Kathryn Pogson is wonderfully belligerent and funny as Maggie, Barbara Barnes is disturbingly drawn as Jackie and Marjorie Yates is excellent as their world-weary mother, Val. But both play and production hint at depths not fully sounded.

Sarah Hemming

Lucky

Young Vic, London

Before David Glass's production of The Mosquito Coast arrives at the Young Vic's main house next week, the director-performer takes the stage of the studio with an extraordinarily powerful piece that reminds us how he made his name. In Lucky, Glass uses the fact that physical theatre relies on non-verbal expression to try to enter into the withdrawn world of the autistic child. The result is a fusion of style and subject that is sometimes spell-bindingly beautiful and sometimes crosses the boundaries of taste to profoundly disturbing effect.

Glass performs in an open scaffolding box that suggests the psychological cage into which his character has been born. He arrives twisted and silent and hides beneath the boards of the stage. He is accompanied by Sarah Collins, who plays keyboards, runs effects and embodies a mother / carer figure who tries to reach the lonely human with objects, touch and sounds. The show is full of startling images - at one point, Collins lies on the stage, letting Glass stroke her hair as he slowly crams it into his mouth as if hungry for human contact.

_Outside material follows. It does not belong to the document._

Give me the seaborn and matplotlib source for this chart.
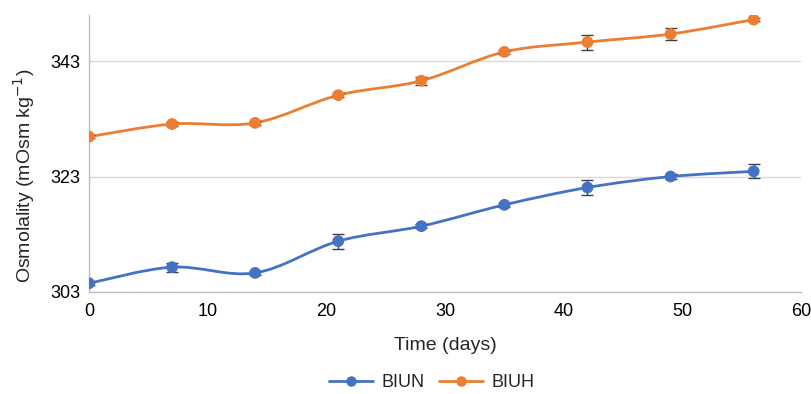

But while Glass lends the character moments of calm dignity, he also suggests the terrifying abyss over which his life is suspended, occasionally lurching out over the audience with a terrible scream. Extremely distressing, this is also highly effective. We cannot judge how accurately Glass, Collins and their director Rae Smith convey the experience of autism, but they draw us with them into their imagined projection of the condition. Bold and moving theatre. SH

Voodoo City

BAC, London

Stan's Cafe, who devised and perform this work, advertise their commitment to "exploring the possibilities of new theatre", which here means a brutal avant-garde cabaret performed on a scaffolding wrestling-ring to a screaming rock score. The multimedia show is topped and tailed by a social lament written in the style of Allen Ginsberg ("break yourself in this concrete place"). In between are bitter sketches, plotting despair and isolation in a barren industrial world. In the best, two of the impressive four- strong cast studiously arrange household debris into a nonsensical altar and then kid themselves into diabolic possession. In another, a woman on a precipice finds herself unable to control her hands (actually the hands of another actress) and humiliates herself by making uncontrollable passes at a bemused by-standing male. The company claim that their work is unpalatable because it is true, but their mixture of wise humour and expressionist din would be tricky to swallow in any studio theatre. It would make more sense for them to perform in a public space, fighting for attention with the landscape they are describing and causing the eyes of innocent passers-by to jump out of their sockets.